I am trying to solve the 'Mendel's First Law' problem on http://rosalind.info/
I have tried several different approaches, but I just can't get my solution to return the same answer as the sample problem on their page. I know their sample output is correct though.
Here is what I have:
traitProb :: Int -> Int -> Int -> Double
traitProb k m n = getProb list
where list = cartProd genotypes genotypes
genotypes = (replicate k Dominant) ++ (replicate m Heterozygous) ++ (replicate n Recessive)
getProb = sum . map ((flip (/)) total . getMultiplier)

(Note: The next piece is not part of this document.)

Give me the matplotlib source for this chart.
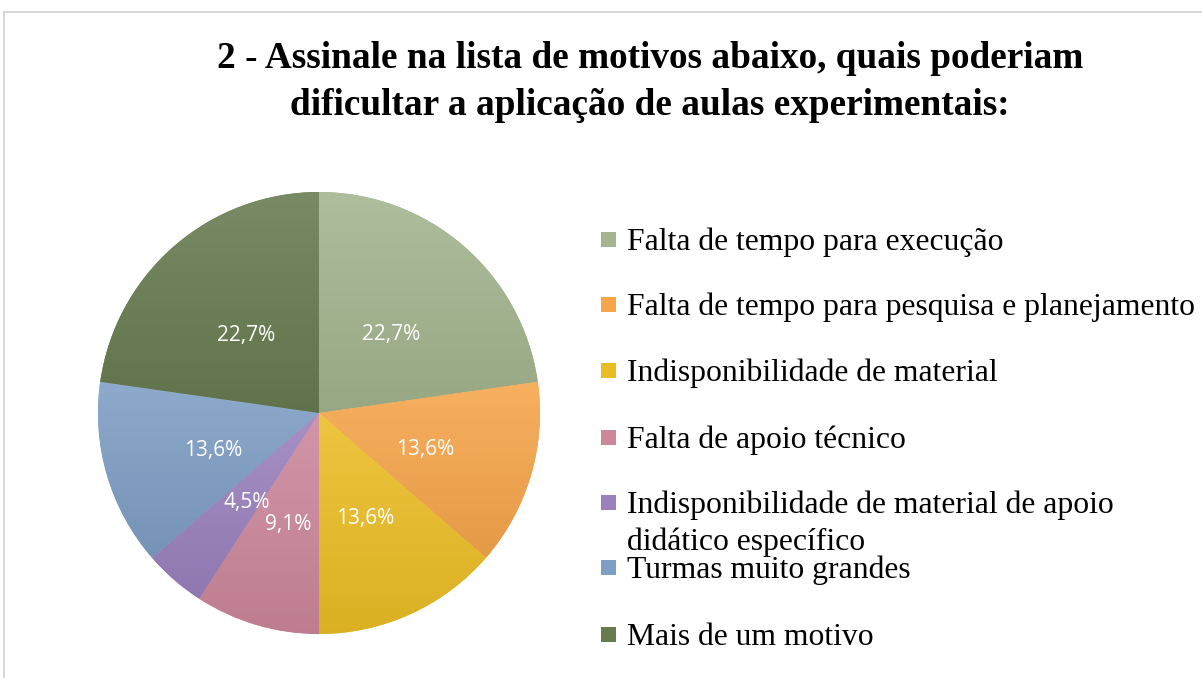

total = fromIntegral $ length list
getMultiplier (Dominant, Dominant) = 1.0
getMultiplier (Recessive, Dominant) = 1.0
getMultiplier (Dominant, Recessive) = 1.0
getMultiplier (Dominant, Heterozygous) = 1.0
getMultiplier (Heterozygous, Dominant) = 1.0
getMultiplier (Heterozygous, Heterozygous) = 0.75
getMultiplier (Heterozygous, Recessive) = 0.5
getMultiplier (Recessive, Heterozygous) = 0.5
getMultiplier (Recessive, Recessive) = 0.0
I am not sure whether the code is wrong, or my method of computing the probability is wrong. Essentially the idea is to get a list of all possible parents, and then based on whether they are Homozygous Dominant, Recessive or Heterozygous, compute the probability of each pair of parents producing a child with at least one dominant allele. Then divide each result by the total number of pairs of parents. After that I just sum the list. But my answer is wrong by a little bit.
Can anyone point me in the right direction?
EDIT: cartProd is the 'cartesian product' of the two lists passed to it, if you will.
cartProd :: [a] -> [a] -> [(a, a)]
cartProd xs ys = [ (x, y) | x <- xs, y <- ys ]
I suggest making a slight change in your thinking by doing the calculation in three steps:
What is the probability of getting genotype X for the first parent? (Also, how many different choices are there for X?)
What is the probability of getting genotype Y for the second parent?
Given the genotypes X and Y of the parents, what is the probability of a child displaying the dominant genotype?
Sum steps 1-3 for each (X, Y) pair.
When I drew the tree diagram by hand, I found it easier to calculate the probability of a child NOT having the dominant allele. There are fewer choices to sum and then you can subtract this sum from 1.